O que nos conduz a um dos dramas mais fundos do nosso tecido social e simbólico: a televisão é um dispositivo (tecnológico e humano) que não se conhece.

Media / McCann (1)

Domingo, 9 de Setembro de 2007 (cer-ca das 22h15) — No Jornal 2, da RTP2, apresentado por Ana Ribeiro, o caso McCann suscita uma entrevista com Rui Abrunhosa Gonçalves, do Centro de Investigação em Psicologia da Universidade do Minho. Para terminar o diálogo, a jornalista pergunta qual a reacção de um pai a quem desaparece um filho. O entrevistado responde apenas com uma palavra: "Deprime." Perante a contundência da resposta, há uma insistência, tentando saber se os rostos do casal McCann reflectem ou não essa depressão. Rui Abrunhosa Gonçalves lembra: "Isso não se consegue ver no rosto."

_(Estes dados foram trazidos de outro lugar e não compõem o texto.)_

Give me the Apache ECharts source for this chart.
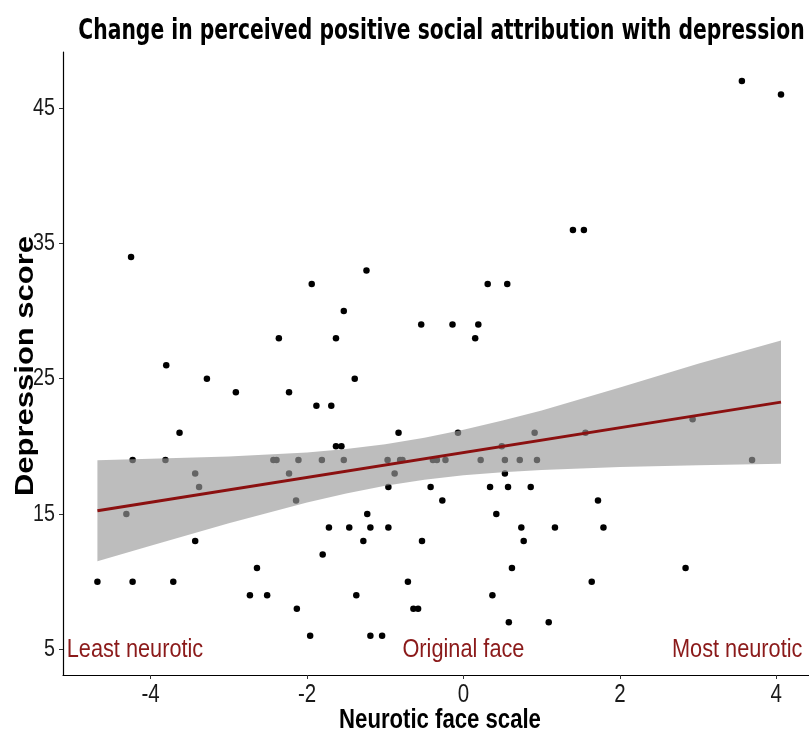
<!DOCTYPE html>
<html><head><meta charset="utf-8">
<script src="https://cdn.jsdelivr.net/npm/echarts@6/dist/echarts.min.js"></script>
<style>html,body{margin:0;padding:0;background:#fff}#c{width:809px;height:738px}</style>
</head><body><div id="c"></div>
<script>
// Neurotic face scale (x) and depression score (y) for each participant
const pointX = [-4.25, 3.56, 4.06, 1.40, 1.54, -1.94, -2.36, -3.80, -3.28, -2.91, -2.23, -1.88, -3.63,
  -4.23, -3.81, -2.43, -2.39, -2.11, -1.24, -1.53, -1.63, -1.39, -1.69, -0.83, -1.63, -1.56,
  -0.54, -0.14, 0.19, 0.15, 0.31, 0.56, -0.07, 0.91, 0.49,
  -1.81, -1.53, -0.97, -0.81, -0.78, -0.39, -0.34, -0.23, 0.22, 0.53, 0.72, 0.94,
  1.56, 2.93, 3.69, -3.43, -3.38, -4.31, -2.23, -2.14, -3.43, -4.68, -4.23, -3.71, -2.64,
  -2.73, -2.51, -2.13, -1.96, -0.88, 0.53, -0.96, -0.42, 0.34, 0.57, 0.86, -0.27,
  -1.23, 0.42, -1.72, -1.46, -1.19, -0.96, 0.74, 1.17, -1.28, -0.53, 0.77, -1.80,
  0.62, -0.71, -1.37, 0.37, -0.64, -0.58, 0.58, 1.09, -1.19, -1.04, 1.72, 1.79, 2.84, 1.64];
const pointY = [34, 47, 46, 36, 36, 32, 28, 26, 25, 24, 24, 23, 21,
  19, 19, 19, 19, 19, 33, 30, 28, 25, 23, 21, 20, 20,
  29, 29, 29, 28, 32, 32, 21, 21, 20,
  19, 19, 19, 19, 19, 19, 19, 19, 19, 19, 19, 19,
  21, 22, 19, 18, 17, 15, 18, 16, 13, 10, 10, 10, 11,
  9, 9, 8, 6, 18, 18, 17, 17, 17, 17, 17, 16,
  15, 15, 14, 14, 14, 14, 14, 14, 13, 13, 13, 12,
  11, 10, 9, 9, 8, 8, 7, 7, 6, 6, 16, 14, 11, 10];

// Linear fit line and its confidence band
const fitX = [-4.68, 4.06];
const fitY = [15.24, 23.27];
const bandX = [-4.68, -4.0, -3.0, -2.0, -1.5, -1.0, -0.5, 0.0, 0.5, 1.0, 2.0, 3.0, 4.06];
const bandLower = [11.50, 12.66, 14.32, 15.85, 16.52, 17.09, 17.53, 17.86, 18.09, 18.26, 18.48, 18.61, 18.72];
const bandUpper = [18.98, 19.08, 19.26, 19.55, 19.80, 20.15, 20.63, 21.22, 21.91, 22.66, 24.35, 26.10, 27.82];

const xTicks = [-4, -2, 0, 2, 4];
const yTicks = [5, 15, 25, 35, 45];

const annotX = [-4.2, 0, 3.5];
const annotY = [5, 5, 5];
const annotText = ['Least neurotic', 'Original face', 'Most neurotic'];

const X_MIN = -5.12, X_MAX = 4.418, Y_MIN = 3.1, Y_MAX = 49.15;
const NARROW = 0.82;

const chart = echarts.init(document.getElementById('c'));
const points = pointX.map((x, i) => [x, pointY[i]]);

function textItem(pt, text, font, color, align, vAlign, dx, dy) {
  return {type: 'text', x: pt[0] + dx, y: pt[1] + dy, scaleX: NARROW,
    style: {text: text, font: font, fill: color, align: align, verticalAlign: vAlign,
      textAlign: align, textVerticalAlign: vAlign}};
}

chart.setOption({
  animation: false,
  backgroundColor: '#fff',
  grid: {left: 63, right: 0, top: 52, bottom: 63},
  xAxis: {
    type: 'value', min: X_MIN, max: X_MAX,
    axisLine: {show: true, onZero: false, lineStyle: {color: '#000', width: 1.2}},
    axisTick: {show: true, customValues: xTicks, length: 4, lineStyle: {color: '#333'}},
    axisLabel: {show: false},
    splitLine: {show: false}
  },
  yAxis: {
    type: 'value', min: Y_MIN, max: Y_MAX,
    axisLine: {show: true, onZero: false, lineStyle: {color: '#000', width: 1.2}},
    axisTick: {show: true, customValues: yTicks, length: 4, lineStyle: {color: '#333'}},
    axisLabel: {show: false},
    splitLine: {show: false}
  },
  graphic: [
    {type: 'text', x: 441.5, y: 31, scaleX: 0.70,
     style: {text: 'Change in perceived positive social attribution with depression',
       font: 'bold 29px "DejaVu Sans"', fill: '#000', align: 'center', verticalAlign: 'middle',
       textAlign: 'center', textVerticalAlign: 'middle'}},
    {type: 'text', x: 26, y: 366, rotation: Math.PI / 2, scaleY: 0.82,
     style: {text: 'Depression score', font: 'bold 31px "Liberation Sans"', fill: '#000',
       align: 'center', verticalAlign: 'middle', textAlign: 'center', textVerticalAlign: 'middle'}},
    {type: 'text', x: 440, y: 721, scaleX: NARROW,
     style: {text: 'Neurotic face scale', font: 'bold 27px "Liberation Sans"', fill: '#000',
       align: 'center', verticalAlign: 'middle', textAlign: 'center', textVerticalAlign: 'middle'}}
  ],
  series: [
    {type: 'scatter', data: points, symbolSize: 6.5, itemStyle: {color: '#000', opacity: 1}, z: 2, silent: true},
    {type: 'custom', z: 3, silent: true, data: [[bandX[0], bandLower[0]]],
     renderItem: function (params, api) {
       const pts = [];
       for (let i = 0; i < bandX.length; i++) pts.push(api.coord([bandX[i], bandUpper[i]]));
       for (let i = bandX.length - 1; i >= 0; i--) pts.push(api.coord([bandX[i], bandLower[i]]));
       return {type: 'polygon', shape: {points: pts}, style: {fill: 'rgba(153,153,153,0.65)'}};
     }},
    {type: 'line', z: 4, silent: true, data: fitX.map((x, i) => [x, fitY[i]]), symbol: 'none',
     lineStyle: {color: '#8B1010', width: 3}},
    // x tick labels
    {type: 'custom', z: 6, silent: true, clip: false, data: xTicks.map(v => [v, Y_MIN]),
     renderItem: function (params, api) {
       const v = xTicks[params.dataIndex];
       return textItem(api.coord([v, Y_MIN]), String(v), '25px "Liberation Sans"', '#1a1a1a', 'center', 'top', 0, 8);
     }},
    // y tick labels
    {type: 'custom', z: 6, silent: true, clip: false, data: yTicks.map(v => [X_MIN, v]),
     renderItem: function (params, api) {
       const v = yTicks[params.dataIndex];
       return textItem(api.coord([X_MIN, v]), String(v), '24px "Liberation Sans"', '#1a1a1a', 'right', 'middle', -8, 0);
     }},
    // annotations
    {type: 'custom', z: 6, silent: true, clip: false, data: annotX.map((x, i) => [x, annotY[i]]),
     renderItem: function (params, api) {
       const i = params.dataIndex;
       return textItem(api.coord([annotX[i], annotY[i]]), annotText[i], '26.5px "Liberation Sans"', '#8B1A1A', 'center', 'middle', 0, 0);
     }}
  ]
});
</script></body></html>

Foi um grande e perturbante momento de televisão. Em primeiro lugar, porque Rui Abrunhosa Gonçalves resistiu a ser empurrado para o papel que, em muitos casos, leva as televisões a convocar os chamados "especialistas" — o que lhes é implicitamente pedido é que, em última análise, confirmem um discurso impressionista que as próprias televisões já antecipadamente produziram. Depois, porque a pergunta de Ana Ribeiro revela, de forma linear e cristalina, a filosofia dominante da informação televisiva, ou seja: o real é algo que se deixa ler nas imagens (televisivas), até porque, no caso das pessoas humanas, cada um é "aquilo" que tem no rosto — para dizer as coisas de forma muito clara e inequívoca: não há diferença entre este espontaneísmo com que se anula a complexidade do mundo e a ideologia normativa de um qualquer Big Brother.

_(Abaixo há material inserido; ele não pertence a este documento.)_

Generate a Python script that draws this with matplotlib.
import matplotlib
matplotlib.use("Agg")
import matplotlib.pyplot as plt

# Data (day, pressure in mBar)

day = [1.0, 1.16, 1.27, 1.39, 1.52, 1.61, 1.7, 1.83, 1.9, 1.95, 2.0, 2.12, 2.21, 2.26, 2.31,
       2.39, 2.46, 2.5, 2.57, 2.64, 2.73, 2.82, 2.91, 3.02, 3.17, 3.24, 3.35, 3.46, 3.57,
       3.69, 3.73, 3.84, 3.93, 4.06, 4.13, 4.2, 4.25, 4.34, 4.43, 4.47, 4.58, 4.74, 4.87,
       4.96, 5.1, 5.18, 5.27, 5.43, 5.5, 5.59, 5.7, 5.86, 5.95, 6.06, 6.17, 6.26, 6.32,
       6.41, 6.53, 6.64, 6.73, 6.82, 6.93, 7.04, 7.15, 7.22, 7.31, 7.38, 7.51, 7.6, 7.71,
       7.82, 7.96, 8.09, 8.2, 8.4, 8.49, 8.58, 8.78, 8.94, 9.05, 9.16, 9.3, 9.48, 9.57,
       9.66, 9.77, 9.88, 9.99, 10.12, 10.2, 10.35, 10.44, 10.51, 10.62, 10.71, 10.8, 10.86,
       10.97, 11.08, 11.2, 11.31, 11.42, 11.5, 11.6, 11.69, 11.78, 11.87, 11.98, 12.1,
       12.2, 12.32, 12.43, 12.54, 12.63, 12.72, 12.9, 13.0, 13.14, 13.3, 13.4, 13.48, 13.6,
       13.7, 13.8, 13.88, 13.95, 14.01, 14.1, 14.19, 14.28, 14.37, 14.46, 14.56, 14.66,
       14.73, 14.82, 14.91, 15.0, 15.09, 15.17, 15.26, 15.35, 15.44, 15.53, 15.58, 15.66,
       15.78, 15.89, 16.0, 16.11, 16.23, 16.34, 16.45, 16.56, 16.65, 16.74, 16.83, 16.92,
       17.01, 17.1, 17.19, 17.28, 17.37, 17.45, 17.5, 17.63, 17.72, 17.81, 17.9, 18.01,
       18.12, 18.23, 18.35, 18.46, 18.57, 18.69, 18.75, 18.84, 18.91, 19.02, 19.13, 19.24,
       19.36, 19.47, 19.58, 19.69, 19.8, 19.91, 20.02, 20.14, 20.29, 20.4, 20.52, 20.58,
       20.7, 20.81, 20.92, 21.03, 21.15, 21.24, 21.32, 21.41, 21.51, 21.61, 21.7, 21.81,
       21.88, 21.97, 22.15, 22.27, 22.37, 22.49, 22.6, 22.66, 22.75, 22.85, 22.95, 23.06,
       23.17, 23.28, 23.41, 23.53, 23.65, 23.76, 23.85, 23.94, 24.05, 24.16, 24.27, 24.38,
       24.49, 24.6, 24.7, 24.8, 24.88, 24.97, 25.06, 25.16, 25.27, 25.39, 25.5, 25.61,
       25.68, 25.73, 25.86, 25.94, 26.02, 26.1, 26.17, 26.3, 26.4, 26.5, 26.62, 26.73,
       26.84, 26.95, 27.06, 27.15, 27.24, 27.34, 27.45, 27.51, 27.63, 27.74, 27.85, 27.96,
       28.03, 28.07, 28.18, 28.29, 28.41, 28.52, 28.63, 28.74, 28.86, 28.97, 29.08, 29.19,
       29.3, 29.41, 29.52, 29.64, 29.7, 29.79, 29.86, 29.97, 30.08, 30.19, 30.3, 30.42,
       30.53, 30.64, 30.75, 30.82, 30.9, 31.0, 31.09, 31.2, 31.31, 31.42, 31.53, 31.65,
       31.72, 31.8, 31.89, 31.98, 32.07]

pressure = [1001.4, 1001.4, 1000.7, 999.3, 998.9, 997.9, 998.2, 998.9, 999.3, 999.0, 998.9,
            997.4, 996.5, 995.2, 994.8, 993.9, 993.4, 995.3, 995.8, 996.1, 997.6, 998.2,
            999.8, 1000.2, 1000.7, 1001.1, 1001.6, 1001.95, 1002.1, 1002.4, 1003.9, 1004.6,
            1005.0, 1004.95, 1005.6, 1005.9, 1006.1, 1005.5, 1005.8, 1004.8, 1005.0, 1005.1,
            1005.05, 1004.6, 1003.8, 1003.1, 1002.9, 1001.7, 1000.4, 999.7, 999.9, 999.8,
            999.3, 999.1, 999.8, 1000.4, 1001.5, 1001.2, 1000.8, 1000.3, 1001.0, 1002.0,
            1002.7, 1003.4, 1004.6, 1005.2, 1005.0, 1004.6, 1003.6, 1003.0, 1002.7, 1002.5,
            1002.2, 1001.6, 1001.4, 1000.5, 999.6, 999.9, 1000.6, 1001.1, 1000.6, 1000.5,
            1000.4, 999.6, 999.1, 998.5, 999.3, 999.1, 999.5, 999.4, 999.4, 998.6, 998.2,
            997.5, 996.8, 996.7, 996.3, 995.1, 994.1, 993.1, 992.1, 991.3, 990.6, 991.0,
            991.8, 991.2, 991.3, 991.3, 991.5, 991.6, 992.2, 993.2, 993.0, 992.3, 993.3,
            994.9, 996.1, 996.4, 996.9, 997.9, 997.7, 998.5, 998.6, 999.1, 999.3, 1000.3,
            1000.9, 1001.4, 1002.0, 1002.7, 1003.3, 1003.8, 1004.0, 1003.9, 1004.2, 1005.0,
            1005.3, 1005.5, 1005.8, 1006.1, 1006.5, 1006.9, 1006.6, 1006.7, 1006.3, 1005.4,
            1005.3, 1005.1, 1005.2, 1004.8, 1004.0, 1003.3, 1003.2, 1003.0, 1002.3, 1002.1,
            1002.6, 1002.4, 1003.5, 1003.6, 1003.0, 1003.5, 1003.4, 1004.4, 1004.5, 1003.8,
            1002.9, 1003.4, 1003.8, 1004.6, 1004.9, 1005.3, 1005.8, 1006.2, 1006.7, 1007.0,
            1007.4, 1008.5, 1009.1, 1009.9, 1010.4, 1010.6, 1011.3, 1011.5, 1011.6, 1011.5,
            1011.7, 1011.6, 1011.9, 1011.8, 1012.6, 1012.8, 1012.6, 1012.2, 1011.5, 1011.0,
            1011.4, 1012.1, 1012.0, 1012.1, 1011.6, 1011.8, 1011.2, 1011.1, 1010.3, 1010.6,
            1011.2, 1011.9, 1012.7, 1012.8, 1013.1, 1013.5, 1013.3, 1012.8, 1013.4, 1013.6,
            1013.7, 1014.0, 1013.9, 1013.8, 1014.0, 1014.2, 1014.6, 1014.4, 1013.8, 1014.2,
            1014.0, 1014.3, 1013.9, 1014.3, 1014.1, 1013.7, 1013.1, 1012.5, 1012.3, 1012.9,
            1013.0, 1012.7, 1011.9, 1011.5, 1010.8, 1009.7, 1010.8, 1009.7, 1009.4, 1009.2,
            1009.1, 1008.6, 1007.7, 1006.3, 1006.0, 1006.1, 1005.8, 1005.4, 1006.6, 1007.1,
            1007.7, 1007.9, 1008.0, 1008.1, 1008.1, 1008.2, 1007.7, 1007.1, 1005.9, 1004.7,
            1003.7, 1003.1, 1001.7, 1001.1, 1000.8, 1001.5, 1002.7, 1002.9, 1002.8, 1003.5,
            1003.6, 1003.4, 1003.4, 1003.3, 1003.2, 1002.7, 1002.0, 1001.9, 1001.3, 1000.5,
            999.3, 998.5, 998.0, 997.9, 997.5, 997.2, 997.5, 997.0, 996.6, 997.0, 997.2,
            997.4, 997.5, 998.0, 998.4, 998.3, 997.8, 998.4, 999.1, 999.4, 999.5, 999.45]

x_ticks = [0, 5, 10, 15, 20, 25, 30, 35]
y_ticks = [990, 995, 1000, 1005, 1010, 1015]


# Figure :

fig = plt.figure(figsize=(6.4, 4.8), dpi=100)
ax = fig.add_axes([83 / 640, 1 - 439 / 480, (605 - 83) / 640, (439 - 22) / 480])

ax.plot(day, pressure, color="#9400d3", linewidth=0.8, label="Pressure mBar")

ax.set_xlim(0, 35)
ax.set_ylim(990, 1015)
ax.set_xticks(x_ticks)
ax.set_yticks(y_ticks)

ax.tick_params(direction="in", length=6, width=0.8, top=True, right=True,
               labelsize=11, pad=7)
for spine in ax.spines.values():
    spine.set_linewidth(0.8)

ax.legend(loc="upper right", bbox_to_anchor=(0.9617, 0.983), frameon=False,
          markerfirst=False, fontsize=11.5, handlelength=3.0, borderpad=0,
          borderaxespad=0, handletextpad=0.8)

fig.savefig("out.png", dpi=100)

Não estou a dizer que o Jornal 2 é o Big Brother. Por maioria de razões se compreenderá que estas linhas não envolvem qualquer dúvida sobre a seriedade e a dedicação profissional de quem apresentava o citado serviço informativo. Acontece apenas que uma ideologia pode ser isso mesmo: um conjunto de valores (neste caso, numa área específica do jornalismo) que actuam por uma espécie de automatismo anónimo, para além da vontade de quem, muitas vezes inadvertidamente, pode ser porta-voz do seu simplismo.